— start Data provided —

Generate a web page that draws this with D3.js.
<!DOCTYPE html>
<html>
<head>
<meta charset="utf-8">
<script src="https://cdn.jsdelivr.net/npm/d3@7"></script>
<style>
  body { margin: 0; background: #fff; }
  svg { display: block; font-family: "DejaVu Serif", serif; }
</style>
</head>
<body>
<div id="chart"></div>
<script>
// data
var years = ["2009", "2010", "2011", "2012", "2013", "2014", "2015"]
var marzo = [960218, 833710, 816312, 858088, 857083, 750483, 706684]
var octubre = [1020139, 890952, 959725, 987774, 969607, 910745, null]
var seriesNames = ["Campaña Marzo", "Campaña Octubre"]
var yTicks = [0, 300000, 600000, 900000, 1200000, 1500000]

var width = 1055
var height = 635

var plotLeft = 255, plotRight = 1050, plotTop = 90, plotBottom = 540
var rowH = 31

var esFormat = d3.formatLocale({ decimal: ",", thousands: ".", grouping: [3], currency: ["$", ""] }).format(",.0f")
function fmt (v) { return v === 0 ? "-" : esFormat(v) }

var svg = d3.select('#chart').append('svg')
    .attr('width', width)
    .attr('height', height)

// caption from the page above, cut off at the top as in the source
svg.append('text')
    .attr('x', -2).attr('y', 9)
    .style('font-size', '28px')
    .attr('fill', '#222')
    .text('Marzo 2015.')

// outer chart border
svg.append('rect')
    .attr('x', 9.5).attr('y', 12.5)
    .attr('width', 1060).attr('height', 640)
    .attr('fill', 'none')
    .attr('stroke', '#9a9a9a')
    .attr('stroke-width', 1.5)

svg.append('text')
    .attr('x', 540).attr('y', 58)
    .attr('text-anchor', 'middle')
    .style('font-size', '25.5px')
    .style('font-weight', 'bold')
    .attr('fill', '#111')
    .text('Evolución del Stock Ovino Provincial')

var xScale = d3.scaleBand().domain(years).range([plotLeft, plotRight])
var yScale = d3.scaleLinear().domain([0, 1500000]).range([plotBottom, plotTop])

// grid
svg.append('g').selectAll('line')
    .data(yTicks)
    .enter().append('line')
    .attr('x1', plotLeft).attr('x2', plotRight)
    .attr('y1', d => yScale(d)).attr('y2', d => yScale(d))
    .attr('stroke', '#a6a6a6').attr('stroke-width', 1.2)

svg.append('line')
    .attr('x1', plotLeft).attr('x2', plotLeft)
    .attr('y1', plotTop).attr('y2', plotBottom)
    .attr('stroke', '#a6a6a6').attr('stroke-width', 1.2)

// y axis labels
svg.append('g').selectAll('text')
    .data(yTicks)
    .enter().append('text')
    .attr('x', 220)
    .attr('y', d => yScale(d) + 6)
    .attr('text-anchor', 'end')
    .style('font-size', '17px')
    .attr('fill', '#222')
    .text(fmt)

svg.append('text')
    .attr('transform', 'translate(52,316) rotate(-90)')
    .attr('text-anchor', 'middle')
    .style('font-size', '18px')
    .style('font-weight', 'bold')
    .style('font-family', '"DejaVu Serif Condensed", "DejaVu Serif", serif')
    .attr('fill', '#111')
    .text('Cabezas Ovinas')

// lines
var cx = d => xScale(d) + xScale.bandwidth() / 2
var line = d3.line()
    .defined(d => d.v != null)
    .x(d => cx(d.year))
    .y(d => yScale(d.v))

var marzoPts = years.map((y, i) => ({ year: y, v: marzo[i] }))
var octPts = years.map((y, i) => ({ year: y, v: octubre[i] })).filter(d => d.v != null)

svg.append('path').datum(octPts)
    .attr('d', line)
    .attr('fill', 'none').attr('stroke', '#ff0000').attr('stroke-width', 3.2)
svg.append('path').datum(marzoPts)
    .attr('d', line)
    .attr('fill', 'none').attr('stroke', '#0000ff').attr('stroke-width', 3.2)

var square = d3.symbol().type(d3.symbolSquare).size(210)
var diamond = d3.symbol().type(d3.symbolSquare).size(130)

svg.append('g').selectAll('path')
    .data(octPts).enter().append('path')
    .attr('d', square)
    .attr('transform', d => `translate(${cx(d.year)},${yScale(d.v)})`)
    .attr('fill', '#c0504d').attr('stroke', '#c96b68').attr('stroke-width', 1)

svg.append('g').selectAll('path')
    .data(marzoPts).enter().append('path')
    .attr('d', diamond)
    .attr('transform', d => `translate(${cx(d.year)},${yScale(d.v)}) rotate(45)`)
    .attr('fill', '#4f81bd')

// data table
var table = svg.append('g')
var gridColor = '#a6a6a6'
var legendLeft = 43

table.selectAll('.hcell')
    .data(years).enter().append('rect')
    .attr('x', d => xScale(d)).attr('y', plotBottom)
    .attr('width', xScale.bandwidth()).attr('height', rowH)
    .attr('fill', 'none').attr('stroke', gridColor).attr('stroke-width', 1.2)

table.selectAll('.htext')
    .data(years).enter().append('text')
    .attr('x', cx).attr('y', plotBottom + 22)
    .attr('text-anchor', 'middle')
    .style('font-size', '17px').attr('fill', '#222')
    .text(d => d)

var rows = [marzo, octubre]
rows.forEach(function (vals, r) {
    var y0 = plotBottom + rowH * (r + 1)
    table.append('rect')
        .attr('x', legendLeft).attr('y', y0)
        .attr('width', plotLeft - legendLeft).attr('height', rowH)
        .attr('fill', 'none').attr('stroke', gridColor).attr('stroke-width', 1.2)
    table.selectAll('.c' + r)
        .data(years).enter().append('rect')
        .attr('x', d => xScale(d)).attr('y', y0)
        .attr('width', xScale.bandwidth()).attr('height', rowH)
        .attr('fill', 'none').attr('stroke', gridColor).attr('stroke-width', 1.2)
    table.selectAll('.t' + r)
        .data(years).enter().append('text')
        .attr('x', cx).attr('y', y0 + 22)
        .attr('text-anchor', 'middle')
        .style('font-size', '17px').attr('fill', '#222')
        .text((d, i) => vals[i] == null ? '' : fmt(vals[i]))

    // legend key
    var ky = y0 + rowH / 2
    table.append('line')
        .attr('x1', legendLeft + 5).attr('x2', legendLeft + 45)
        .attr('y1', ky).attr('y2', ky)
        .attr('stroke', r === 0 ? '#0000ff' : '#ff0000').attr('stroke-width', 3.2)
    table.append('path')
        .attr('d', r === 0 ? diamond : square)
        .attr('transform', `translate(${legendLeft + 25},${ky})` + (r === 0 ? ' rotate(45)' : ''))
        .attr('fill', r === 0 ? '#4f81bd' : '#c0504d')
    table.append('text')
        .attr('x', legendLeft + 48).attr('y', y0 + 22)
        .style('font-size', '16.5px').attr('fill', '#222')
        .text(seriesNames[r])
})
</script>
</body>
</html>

— end Data provided —

Set exercise ▸
Your task is to print the whole listing again exactly.

Task solution ▸
Generate a web page that draws this with D3.js.
<!DOCTYPE html>
<html>
<head>
<meta charset="utf-8">
<script src="https://cdn.jsdelivr.net/npm/d3@7"></script>
<style>
  body { margin: 0; background: #fff; }
  svg { display: block; font-family: "DejaVu Serif", serif; }
</style>
</head>
<body>
<div id="chart"></div>
<script>
// data
var years = ["2009", "2010", "2011", "2012", "2013", "2014", "2015"]
var marzo = [960218, 833710, 816312, 858088, 857083, 750483, 706684]
var octubre = [1020139, 890952, 959725, 987774, 969607, 910745, null]
var seriesNames = ["Campaña Marzo", "Campaña Octubre"]
var yTicks = [0, 300000, 600000, 900000, 1200000, 1500000]

var width = 1055
var height = 635

var plotLeft = 255, plotRight = 1050, plotTop = 90, plotBottom = 540
var rowH = 31

var esFormat = d3.formatLocale({ decimal: ",", thousands: ".", grouping: [3], currency: ["$", ""] }).format(",.0f")
function fmt (v) { return v === 0 ? "-" : esFormat(v) }

var svg = d3.select('#chart').append('svg')
    .attr('width', width)
    .attr('height', height)

// caption from the page above, cut off at the top as in the source
svg.append('text')
    .attr('x', -2).attr('y', 9)
    .style('font-size', '28px')
    .attr('fill', '#222')
    .text('Marzo 2015.')

// outer chart border
svg.append('rect')
    .attr('x', 9.5).attr('y', 12.5)
    .attr('width', 1060).attr('height', 640)
    .attr('fill', 'none')
    .attr('stroke', '#9a9a9a')
    .attr('stroke-width', 1.5)

svg.append('text')
    .attr('x', 540).attr('y', 58)
    .attr('text-anchor', 'middle')
    .style('font-size', '25.5px')
    .style('font-weight', 'bold')
    .attr('fill', '#111')
    .text('Evolución del Stock Ovino Provincial')

var xScale = d3.scaleBand().domain(years).range([plotLeft, plotRight])
var yScale = d3.scaleLinear().domain([0, 1500000]).range([plotBottom, plotTop])

// grid
svg.append('g').selectAll('line')
    .data(yTicks)
    .enter().append('line')
    .attr('x1', plotLeft).attr('x2', plotRight)
    .attr('y1', d => yScale(d)).attr('y2', d => yScale(d))
    .attr('stroke', '#a6a6a6').attr('stroke-width', 1.2)

svg.append('line')
    .attr('x1', plotLeft).attr('x2', plotLeft)
    .attr('y1', plotTop).attr('y2', plotBottom)
    .attr('stroke', '#a6a6a6').attr('stroke-width', 1.2)

// y axis labels
svg.append('g').selectAll('text')
    .data(yTicks)
    .enter().append('text')
    .attr('x', 220)
    .attr('y', d => yScale(d) + 6)
    .attr('text-anchor', 'end')
    .style('font-size', '17px')
    .attr('fill', '#222')
    .text(fmt)

svg.append('text')
    .attr('transform', 'translate(52,316) rotate(-90)')
    .attr('text-anchor', 'middle')
    .style('font-size', '18px')
    .style('font-weight', 'bold')
    .style('font-family', '"DejaVu Serif Condensed", "DejaVu Serif", serif')
    .attr('fill', '#111')
    .text('Cabezas Ovinas')

// lines
var cx = d => xScale(d) + xScale.bandwidth() / 2
var line = d3.line()
    .defined(d => d.v != null)
    .x(d => cx(d.year))
    .y(d => yScale(d.v))

var marzoPts = years.map((y, i) => ({ year: y, v: marzo[i] }))
var octPts = years.map((y, i) => ({ year: y, v: octubre[i] })).filter(d => d.v != null)

svg.append('path').datum(octPts)
    .attr('d', line)
    .attr('fill', 'none').attr('stroke', '#ff0000').attr('stroke-width', 3.2)
svg.append('path').datum(marzoPts)
    .attr('d', line)
    .attr('fill', 'none').attr('stroke', '#0000ff').attr('stroke-width', 3.2)

var square = d3.symbol().type(d3.symbolSquare).size(210)
var diamond = d3.symbol().type(d3.symbolSquare).size(130)

svg.append('g').selectAll('path')
    .data(octPts).enter().append('path')
    .attr('d', square)
    .attr('transform', d => `translate(${cx(d.year)},${yScale(d.v)})`)
    .attr('fill', '#c0504d').attr('stroke', '#c96b68').attr('stroke-width', 1)

svg.append('g').selectAll('path')
    .data(marzoPts).enter().append('path')
    .attr('d', diamond)
    .attr('transform', d => `translate(${cx(d.year)},${yScale(d.v)}) rotate(45)`)
    .attr('fill', '#4f81bd')

// data table
var table = svg.append('g')
var gridColor = '#a6a6a6'
var legendLeft = 43

table.selectAll('.hcell')
    .data(years).enter().append('rect')
    .attr('x', d => xScale(d)).attr('y', plotBottom)
    .attr('width', xScale.bandwidth()).attr('height', rowH)
    .attr('fill', 'none').attr('stroke', gridColor).attr('stroke-width', 1.2)

table.selectAll('.htext')
    .data(years).enter().append('text')
    .attr('x', cx).attr('y', plotBottom + 22)
    .attr('text-anchor', 'middle')
    .style('font-size', '17px').attr('fill', '#222')
    .text(d => d)

var rows = [marzo, octubre]
rows.forEach(function (vals, r) {
    var y0 = plotBottom + rowH * (r + 1)
    table.append('rect')
        .attr('x', legendLeft).attr('y', y0)
        .attr('width', plotLeft - legendLeft).attr('height', rowH)
        .attr('fill', 'none').attr('stroke', gridColor).attr('stroke-width', 1.2)
    table.selectAll('.c' + r)
        .data(years).enter().append('rect')
        .attr('x', d => xScale(d)).attr('y', y0)
        .attr('width', xScale.bandwidth()).attr('height', rowH)
        .attr('fill', 'none').attr('stroke', gridColor).attr('stroke-width', 1.2)
    table.selectAll('.t' + r)
        .data(years).enter().append('text')
        .attr('x', cx).attr('y', y0 + 22)
        .attr('text-anchor', 'middle')
        .style('font-size', '17px').attr('fill', '#222')
        .text((d, i) => vals[i] == null ? '' : fmt(vals[i]))

    // legend key
    var ky = y0 + rowH / 2
    table.append('line')
        .attr('x1', legendLeft + 5).attr('x2', legendLeft + 45)
        .attr('y1', ky).attr('y2', ky)
        .attr('stroke', r === 0 ? '#0000ff' : '#ff0000').attr('stroke-width', 3.2)
    table.append('path')
        .attr('d', r === 0 ? diamond : square)
        .attr('transform', `translate(${legendLeft + 25},${ky})` + (r === 0 ? ' rotate(45)' : ''))
        .attr('fill', r === 0 ? '#4f81bd' : '#c0504d')
    table.append('text')
        .attr('x', legendLeft + 48).attr('y', y0 + 22)
        .style('font-size', '16.5px').attr('fill', '#222')
        .text(seriesNames[r])
})
</script>
</body>
</html>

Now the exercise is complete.